Rows from a dataset of charts and code
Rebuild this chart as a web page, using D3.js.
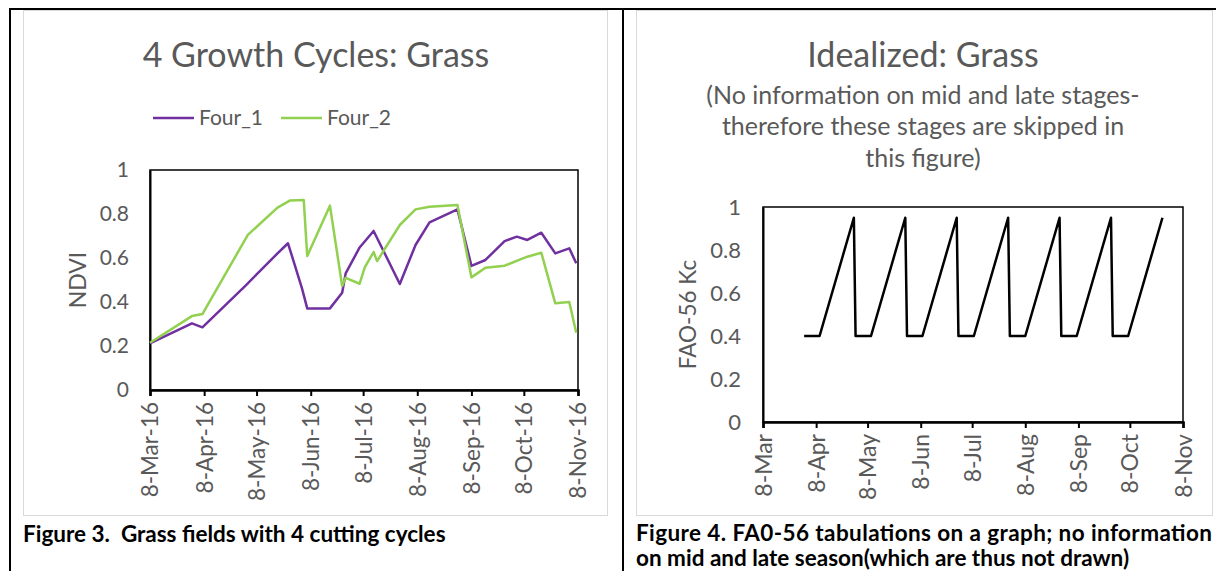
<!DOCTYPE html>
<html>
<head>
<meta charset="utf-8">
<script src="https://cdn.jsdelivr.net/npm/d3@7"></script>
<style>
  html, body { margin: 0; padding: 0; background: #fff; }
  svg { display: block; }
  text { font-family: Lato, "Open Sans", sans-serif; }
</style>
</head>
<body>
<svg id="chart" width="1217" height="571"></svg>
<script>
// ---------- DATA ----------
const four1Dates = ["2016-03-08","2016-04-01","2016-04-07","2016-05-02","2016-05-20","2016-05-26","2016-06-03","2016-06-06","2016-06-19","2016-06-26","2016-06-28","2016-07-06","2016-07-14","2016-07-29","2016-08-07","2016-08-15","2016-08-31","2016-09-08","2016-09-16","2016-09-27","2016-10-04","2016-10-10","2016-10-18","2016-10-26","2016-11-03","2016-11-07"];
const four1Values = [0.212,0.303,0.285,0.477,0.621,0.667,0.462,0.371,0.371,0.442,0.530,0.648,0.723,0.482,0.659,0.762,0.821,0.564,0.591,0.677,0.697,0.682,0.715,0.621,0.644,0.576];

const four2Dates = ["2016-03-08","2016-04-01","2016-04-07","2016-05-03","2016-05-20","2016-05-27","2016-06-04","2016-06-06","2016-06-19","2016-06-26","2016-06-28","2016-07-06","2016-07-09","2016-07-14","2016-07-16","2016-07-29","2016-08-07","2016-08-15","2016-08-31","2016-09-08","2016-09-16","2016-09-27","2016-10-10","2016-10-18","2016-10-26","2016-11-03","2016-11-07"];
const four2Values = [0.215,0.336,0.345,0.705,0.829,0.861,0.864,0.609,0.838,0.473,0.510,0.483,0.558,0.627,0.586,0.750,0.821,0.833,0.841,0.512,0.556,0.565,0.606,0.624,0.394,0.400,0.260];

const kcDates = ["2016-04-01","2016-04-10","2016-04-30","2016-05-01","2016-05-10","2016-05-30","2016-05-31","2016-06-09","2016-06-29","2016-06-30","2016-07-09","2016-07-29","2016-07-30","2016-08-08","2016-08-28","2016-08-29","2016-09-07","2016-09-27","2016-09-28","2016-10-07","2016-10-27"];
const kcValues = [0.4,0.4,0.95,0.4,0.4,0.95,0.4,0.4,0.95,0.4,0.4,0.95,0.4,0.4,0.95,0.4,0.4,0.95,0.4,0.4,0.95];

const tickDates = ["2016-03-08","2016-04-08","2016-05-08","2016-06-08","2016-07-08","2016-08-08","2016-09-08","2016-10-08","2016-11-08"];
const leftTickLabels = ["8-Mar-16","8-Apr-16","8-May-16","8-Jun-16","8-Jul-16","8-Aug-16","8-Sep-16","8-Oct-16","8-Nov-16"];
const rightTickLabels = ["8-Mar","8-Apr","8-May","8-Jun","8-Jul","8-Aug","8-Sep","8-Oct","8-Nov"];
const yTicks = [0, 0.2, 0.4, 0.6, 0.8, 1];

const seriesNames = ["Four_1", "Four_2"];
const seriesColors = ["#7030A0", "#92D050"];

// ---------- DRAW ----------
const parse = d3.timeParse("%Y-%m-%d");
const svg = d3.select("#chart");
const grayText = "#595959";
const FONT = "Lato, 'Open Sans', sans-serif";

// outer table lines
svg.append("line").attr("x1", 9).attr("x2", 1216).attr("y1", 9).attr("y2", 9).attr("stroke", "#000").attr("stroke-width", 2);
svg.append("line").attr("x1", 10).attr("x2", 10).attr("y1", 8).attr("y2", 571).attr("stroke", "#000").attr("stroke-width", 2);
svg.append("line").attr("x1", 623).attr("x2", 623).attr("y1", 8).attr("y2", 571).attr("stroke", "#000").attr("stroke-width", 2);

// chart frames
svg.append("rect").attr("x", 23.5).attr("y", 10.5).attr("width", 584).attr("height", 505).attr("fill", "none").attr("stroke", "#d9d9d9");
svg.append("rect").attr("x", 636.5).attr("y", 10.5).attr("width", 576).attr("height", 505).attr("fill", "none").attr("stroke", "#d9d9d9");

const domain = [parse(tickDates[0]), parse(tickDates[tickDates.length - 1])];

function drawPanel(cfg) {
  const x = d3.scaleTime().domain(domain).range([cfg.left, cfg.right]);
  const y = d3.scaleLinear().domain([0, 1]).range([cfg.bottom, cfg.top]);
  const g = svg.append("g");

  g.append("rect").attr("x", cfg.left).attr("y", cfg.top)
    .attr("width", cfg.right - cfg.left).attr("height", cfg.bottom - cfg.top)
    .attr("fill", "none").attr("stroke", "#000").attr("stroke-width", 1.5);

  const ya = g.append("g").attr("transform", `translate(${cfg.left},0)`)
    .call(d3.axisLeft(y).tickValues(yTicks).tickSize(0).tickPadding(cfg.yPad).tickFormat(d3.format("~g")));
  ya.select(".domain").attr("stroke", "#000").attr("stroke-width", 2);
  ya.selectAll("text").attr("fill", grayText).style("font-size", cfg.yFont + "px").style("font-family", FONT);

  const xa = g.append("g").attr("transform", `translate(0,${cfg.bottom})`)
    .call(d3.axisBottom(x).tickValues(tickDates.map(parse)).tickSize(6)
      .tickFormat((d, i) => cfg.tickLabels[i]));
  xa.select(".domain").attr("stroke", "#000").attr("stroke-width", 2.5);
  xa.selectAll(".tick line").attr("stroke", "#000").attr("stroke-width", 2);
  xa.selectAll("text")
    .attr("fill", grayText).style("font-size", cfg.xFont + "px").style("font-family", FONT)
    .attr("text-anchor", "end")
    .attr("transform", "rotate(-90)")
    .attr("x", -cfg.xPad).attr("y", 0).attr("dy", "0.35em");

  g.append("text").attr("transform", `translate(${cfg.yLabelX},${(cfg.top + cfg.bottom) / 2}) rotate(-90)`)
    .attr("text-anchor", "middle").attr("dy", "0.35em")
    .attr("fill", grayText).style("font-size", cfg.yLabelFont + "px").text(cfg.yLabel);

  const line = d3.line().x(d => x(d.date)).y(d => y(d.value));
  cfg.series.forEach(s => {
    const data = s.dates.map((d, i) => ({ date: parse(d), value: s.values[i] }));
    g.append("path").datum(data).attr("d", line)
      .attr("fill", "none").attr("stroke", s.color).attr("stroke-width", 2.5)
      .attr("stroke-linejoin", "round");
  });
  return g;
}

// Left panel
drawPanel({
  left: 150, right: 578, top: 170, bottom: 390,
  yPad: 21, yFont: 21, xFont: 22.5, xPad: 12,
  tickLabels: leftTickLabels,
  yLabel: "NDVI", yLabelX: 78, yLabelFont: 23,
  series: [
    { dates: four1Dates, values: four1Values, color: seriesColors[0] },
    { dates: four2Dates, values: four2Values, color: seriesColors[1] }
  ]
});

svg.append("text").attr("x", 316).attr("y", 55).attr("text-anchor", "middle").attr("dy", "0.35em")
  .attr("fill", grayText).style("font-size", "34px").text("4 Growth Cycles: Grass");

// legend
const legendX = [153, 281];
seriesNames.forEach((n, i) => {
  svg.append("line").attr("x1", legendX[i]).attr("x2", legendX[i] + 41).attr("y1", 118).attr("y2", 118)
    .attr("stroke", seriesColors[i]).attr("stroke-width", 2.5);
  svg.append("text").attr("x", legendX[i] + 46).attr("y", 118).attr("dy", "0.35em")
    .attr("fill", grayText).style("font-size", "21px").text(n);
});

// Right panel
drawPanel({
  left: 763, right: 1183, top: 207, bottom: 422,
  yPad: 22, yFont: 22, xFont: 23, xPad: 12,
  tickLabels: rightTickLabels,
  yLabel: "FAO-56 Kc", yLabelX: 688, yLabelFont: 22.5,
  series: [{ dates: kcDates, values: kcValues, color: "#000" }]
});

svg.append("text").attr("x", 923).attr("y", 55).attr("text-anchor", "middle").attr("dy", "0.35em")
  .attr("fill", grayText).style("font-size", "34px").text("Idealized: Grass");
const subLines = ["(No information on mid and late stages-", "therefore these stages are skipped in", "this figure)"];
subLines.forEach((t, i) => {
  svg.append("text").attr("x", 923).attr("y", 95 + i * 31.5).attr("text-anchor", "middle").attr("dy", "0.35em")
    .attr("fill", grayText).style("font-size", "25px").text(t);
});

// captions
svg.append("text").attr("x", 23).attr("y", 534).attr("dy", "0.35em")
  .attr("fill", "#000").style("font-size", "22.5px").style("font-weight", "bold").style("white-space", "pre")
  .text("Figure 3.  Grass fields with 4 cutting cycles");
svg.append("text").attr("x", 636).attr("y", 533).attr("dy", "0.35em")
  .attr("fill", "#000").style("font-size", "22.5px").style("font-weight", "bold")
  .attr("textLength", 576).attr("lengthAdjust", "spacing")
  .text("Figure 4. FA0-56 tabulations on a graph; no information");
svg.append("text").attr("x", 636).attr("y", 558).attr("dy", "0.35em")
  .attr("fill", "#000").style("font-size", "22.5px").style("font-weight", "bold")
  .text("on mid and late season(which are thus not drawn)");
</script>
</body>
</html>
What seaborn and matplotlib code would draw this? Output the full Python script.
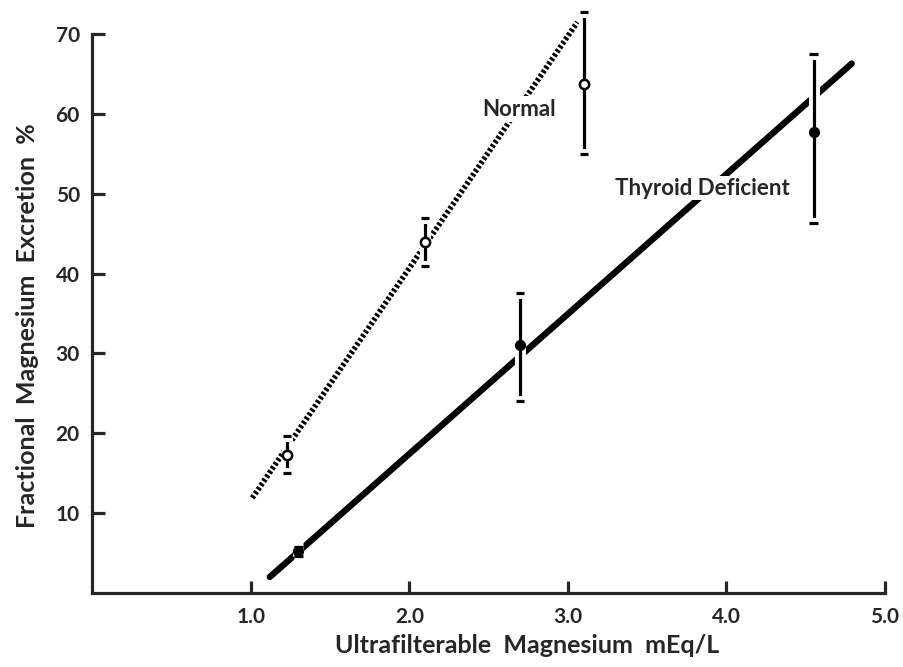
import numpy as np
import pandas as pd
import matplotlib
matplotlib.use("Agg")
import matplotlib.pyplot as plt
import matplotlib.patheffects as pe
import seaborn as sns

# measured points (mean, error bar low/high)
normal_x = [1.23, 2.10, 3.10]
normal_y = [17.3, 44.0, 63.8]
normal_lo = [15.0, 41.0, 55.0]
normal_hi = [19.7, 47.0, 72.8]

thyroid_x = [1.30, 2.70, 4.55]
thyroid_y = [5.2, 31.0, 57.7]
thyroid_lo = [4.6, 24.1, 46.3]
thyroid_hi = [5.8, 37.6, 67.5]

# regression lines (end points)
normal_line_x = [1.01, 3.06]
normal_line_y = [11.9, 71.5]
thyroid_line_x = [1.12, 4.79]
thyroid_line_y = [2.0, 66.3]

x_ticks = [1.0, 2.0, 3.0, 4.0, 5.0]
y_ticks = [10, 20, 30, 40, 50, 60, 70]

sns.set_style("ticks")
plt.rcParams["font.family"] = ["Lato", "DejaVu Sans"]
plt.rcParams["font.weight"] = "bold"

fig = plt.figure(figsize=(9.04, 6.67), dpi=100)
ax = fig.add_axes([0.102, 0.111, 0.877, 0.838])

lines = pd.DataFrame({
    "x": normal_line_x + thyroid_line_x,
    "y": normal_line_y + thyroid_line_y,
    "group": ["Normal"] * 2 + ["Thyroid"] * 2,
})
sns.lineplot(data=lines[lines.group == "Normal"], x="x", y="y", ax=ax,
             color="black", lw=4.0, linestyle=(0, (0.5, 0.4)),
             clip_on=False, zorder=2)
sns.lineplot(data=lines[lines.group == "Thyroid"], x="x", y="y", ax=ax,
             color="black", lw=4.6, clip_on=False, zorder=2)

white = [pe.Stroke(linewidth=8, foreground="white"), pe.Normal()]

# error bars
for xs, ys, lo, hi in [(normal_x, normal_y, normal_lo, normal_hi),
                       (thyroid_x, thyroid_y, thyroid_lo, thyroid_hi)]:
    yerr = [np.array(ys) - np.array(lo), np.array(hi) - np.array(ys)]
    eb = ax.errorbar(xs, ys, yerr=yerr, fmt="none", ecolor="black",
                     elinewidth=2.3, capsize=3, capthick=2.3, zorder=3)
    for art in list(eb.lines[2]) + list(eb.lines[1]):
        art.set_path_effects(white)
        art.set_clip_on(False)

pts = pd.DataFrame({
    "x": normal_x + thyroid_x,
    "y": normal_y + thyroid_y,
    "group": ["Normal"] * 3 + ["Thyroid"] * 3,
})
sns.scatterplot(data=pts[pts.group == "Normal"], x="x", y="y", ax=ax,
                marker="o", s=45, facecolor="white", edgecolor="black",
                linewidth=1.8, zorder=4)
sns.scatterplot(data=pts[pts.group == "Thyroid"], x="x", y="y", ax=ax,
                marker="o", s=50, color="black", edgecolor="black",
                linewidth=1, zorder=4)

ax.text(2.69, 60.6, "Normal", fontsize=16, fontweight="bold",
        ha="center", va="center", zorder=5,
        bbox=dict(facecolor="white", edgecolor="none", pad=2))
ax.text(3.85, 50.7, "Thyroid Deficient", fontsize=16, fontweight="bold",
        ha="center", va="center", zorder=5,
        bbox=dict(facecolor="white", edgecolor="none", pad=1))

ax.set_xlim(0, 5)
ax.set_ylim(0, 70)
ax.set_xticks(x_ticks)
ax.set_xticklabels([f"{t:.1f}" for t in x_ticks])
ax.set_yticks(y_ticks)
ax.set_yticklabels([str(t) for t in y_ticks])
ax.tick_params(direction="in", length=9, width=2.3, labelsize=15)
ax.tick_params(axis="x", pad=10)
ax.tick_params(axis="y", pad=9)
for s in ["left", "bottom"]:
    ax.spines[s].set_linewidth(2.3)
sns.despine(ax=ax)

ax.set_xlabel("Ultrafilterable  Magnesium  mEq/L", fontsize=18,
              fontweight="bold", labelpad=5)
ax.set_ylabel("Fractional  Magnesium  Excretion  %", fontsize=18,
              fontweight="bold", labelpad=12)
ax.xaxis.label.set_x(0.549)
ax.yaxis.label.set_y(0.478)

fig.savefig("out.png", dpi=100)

## Task statement:
Take the lines from the one holding "What seaborn and" to the one holding "art.set_clip_on(False)", both lines included, and give them again exactly, with no pictures.

## Task output:
What seaborn and matplotlib code would draw this? Output the full Python script.
import numpy as np
import pandas as pd
import matplotlib
matplotlib.use("Agg")
import matplotlib.pyplot as plt
import matplotlib.patheffects as pe
import seaborn as sns

# measured points (mean, error bar low/high)
normal_x = [1.23, 2.10, 3.10]
normal_y = [17.3, 44.0, 63.8]
normal_lo = [15.0, 41.0, 55.0]
normal_hi = [19.7, 47.0, 72.8]

thyroid_x = [1.30, 2.70, 4.55]
thyroid_y = [5.2, 31.0, 57.7]
thyroid_lo = [4.6, 24.1, 46.3]
thyroid_hi = [5.8, 37.6, 67.5]

# regression lines (end points)
normal_line_x = [1.01, 3.06]
normal_line_y = [11.9, 71.5]
thyroid_line_x = [1.12, 4.79]
thyroid_line_y = [2.0, 66.3]

x_ticks = [1.0, 2.0, 3.0, 4.0, 5.0]
y_ticks = [10, 20, 30, 40, 50, 60, 70]

sns.set_style("ticks")
plt.rcParams["font.family"] = ["Lato", "DejaVu Sans"]
plt.rcParams["font.weight"] = "bold"

fig = plt.figure(figsize=(9.04, 6.67), dpi=100)
ax = fig.add_axes([0.102, 0.111, 0.877, 0.838])

lines = pd.DataFrame({
    "x": normal_line_x + thyroid_line_x,
    "y": normal_line_y + thyroid_line_y,
    "group": ["Normal"] * 2 + ["Thyroid"] * 2,
})
sns.lineplot(data=lines[lines.group == "Normal"], x="x", y="y", ax=ax,
             color="black", lw=4.0, linestyle=(0, (0.5, 0.4)),
             clip_on=False, zorder=2)
sns.lineplot(data=lines[lines.group == "Thyroid"], x="x", y="y", ax=ax,
             color="black", lw=4.6, clip_on=False, zorder=2)

white = [pe.Stroke(linewidth=8, foreground="white"), pe.Normal()]

# error bars
for xs, ys, lo, hi in [(normal_x, normal_y, normal_lo, normal_hi),
                       (thyroid_x, thyroid_y, thyroid_lo, thyroid_hi)]:
    yerr = [np.array(ys) - np.array(lo), np.array(hi) - np.array(ys)]
    eb = ax.errorbar(xs, ys, yerr=yerr, fmt="none", ecolor="black",
                     elinewidth=2.3, capsize=3, capthick=2.3, zorder=3)
    for art in list(eb.lines[2]) + list(eb.lines[1]):
        art.set_path_effects(white)
        art.set_clip_on(False)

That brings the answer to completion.